### INFORMATION SUPPLIED

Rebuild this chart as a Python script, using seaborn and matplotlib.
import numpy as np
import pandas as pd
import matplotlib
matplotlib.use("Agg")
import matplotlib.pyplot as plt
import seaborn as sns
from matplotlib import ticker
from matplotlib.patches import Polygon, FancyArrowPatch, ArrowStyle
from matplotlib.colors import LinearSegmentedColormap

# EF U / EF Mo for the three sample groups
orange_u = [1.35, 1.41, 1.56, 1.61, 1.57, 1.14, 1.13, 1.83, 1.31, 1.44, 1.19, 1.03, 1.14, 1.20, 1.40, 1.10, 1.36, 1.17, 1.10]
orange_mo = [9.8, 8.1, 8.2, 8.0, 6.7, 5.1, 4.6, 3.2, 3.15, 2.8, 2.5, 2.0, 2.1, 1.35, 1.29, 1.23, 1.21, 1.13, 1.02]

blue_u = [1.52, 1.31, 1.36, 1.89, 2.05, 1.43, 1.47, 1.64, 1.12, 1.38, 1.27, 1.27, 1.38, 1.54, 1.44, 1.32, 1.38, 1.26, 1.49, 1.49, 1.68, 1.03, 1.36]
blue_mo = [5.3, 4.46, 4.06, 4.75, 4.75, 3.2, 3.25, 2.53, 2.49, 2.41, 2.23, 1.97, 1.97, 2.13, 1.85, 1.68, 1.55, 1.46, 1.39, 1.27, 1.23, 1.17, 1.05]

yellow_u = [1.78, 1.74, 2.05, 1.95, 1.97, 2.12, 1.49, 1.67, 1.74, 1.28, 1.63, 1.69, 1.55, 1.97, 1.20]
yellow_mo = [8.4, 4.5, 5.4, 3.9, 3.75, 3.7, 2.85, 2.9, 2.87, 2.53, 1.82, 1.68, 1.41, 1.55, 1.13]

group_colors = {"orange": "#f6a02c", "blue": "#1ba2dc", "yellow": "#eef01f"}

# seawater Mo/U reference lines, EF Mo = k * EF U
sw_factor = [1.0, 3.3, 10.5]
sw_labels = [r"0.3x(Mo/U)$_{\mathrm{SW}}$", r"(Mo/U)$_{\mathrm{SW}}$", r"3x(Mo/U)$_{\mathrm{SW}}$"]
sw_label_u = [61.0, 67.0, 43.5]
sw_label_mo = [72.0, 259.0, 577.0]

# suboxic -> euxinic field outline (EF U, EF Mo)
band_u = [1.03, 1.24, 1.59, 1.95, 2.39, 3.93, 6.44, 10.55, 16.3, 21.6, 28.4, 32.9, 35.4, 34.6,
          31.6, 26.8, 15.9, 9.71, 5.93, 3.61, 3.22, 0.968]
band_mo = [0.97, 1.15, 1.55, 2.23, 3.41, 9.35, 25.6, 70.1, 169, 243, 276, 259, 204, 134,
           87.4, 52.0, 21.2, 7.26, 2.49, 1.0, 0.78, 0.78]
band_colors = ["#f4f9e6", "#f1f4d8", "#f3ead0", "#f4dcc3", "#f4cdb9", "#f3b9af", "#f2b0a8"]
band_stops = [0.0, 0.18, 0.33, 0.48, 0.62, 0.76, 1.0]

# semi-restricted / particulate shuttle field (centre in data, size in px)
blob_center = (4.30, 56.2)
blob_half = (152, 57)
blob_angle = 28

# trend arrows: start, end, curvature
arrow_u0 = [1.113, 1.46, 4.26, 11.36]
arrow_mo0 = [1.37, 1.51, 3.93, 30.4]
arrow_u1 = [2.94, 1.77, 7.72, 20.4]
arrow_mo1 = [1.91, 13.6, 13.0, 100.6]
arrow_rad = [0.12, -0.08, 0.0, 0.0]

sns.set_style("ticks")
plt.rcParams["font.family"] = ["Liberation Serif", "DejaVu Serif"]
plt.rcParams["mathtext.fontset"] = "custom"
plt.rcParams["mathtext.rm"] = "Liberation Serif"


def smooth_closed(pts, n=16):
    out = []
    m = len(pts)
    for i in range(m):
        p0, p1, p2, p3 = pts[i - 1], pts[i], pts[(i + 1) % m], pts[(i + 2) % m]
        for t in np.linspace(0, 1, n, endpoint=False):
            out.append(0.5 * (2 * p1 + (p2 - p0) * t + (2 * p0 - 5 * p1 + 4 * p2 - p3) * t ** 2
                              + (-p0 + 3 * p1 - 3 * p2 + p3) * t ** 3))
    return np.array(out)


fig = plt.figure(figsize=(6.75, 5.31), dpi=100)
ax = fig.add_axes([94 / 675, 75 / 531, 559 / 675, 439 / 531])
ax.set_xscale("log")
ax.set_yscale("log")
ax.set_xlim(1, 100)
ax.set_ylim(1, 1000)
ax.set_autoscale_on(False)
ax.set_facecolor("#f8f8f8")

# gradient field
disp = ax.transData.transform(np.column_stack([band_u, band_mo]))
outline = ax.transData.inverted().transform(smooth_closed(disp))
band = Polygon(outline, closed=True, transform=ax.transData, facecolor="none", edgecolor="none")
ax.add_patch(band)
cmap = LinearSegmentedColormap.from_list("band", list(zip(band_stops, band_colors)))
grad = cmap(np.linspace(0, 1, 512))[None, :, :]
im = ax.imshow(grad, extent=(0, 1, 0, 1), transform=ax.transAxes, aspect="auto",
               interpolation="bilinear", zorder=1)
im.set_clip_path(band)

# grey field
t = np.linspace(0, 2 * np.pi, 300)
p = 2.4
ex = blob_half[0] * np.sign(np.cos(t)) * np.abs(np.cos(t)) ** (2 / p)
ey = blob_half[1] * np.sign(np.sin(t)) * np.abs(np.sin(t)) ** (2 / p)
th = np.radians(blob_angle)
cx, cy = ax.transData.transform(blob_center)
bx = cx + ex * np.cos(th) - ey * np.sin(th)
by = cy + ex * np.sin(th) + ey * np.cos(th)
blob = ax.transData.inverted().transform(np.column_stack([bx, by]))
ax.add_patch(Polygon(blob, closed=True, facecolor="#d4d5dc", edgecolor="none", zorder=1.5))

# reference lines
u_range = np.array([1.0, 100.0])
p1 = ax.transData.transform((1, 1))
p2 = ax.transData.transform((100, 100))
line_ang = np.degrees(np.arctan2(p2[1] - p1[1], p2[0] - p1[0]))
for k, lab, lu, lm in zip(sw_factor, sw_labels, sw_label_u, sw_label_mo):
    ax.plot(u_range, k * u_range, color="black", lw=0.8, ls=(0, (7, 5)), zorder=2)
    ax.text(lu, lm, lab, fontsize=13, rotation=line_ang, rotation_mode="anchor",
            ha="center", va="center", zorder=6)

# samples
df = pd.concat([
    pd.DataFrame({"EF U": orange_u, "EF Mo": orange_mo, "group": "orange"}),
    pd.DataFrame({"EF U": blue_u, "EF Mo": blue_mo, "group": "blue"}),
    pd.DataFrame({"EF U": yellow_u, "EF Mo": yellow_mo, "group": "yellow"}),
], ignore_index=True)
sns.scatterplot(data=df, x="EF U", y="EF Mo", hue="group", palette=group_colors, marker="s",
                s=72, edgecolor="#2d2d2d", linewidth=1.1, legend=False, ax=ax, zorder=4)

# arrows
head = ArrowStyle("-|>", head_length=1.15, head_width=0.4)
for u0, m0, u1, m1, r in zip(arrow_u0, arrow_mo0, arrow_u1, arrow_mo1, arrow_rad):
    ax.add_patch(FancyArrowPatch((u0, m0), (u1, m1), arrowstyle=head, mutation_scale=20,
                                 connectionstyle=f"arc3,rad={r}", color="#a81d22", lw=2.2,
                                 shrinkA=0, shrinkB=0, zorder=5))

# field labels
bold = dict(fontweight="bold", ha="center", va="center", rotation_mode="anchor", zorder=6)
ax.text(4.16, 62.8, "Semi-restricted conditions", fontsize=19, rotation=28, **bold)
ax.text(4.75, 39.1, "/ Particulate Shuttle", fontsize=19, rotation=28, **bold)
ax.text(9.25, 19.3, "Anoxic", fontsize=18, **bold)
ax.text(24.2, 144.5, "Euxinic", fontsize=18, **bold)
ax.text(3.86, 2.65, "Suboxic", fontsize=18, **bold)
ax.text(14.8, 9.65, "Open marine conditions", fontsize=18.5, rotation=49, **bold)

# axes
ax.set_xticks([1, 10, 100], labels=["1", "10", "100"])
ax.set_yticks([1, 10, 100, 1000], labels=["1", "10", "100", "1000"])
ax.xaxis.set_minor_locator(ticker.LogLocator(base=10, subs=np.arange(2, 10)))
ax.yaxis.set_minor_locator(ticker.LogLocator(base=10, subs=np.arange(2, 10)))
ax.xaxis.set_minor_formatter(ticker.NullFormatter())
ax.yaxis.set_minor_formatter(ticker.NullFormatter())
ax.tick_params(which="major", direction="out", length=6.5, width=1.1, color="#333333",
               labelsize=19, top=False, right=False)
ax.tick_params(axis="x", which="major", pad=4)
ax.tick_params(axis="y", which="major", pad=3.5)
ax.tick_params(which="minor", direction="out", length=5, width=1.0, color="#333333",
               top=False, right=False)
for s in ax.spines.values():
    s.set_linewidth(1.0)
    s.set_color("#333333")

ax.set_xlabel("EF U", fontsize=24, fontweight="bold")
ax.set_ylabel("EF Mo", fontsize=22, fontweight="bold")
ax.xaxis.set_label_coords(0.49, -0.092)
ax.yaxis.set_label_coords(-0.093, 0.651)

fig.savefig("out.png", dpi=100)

######

WORK INSTRUCTIONS: Everything from the first line above through the line that contains "from matplotlib.colors import" should be duplicated exactly, please, and nothing beyond it.

RESULT OF THE EXERCISE:
Rebuild this chart as a Python script, using seaborn and matplotlib.
import numpy as np
import pandas as pd
import matplotlib
matplotlib.use("Agg")
import matplotlib.pyplot as plt
import seaborn as sns
from matplotlib import ticker
from matplotlib.patches import Polygon, FancyArrowPatch, ArrowStyle
from matplotlib.colors import LinearSegmentedColormap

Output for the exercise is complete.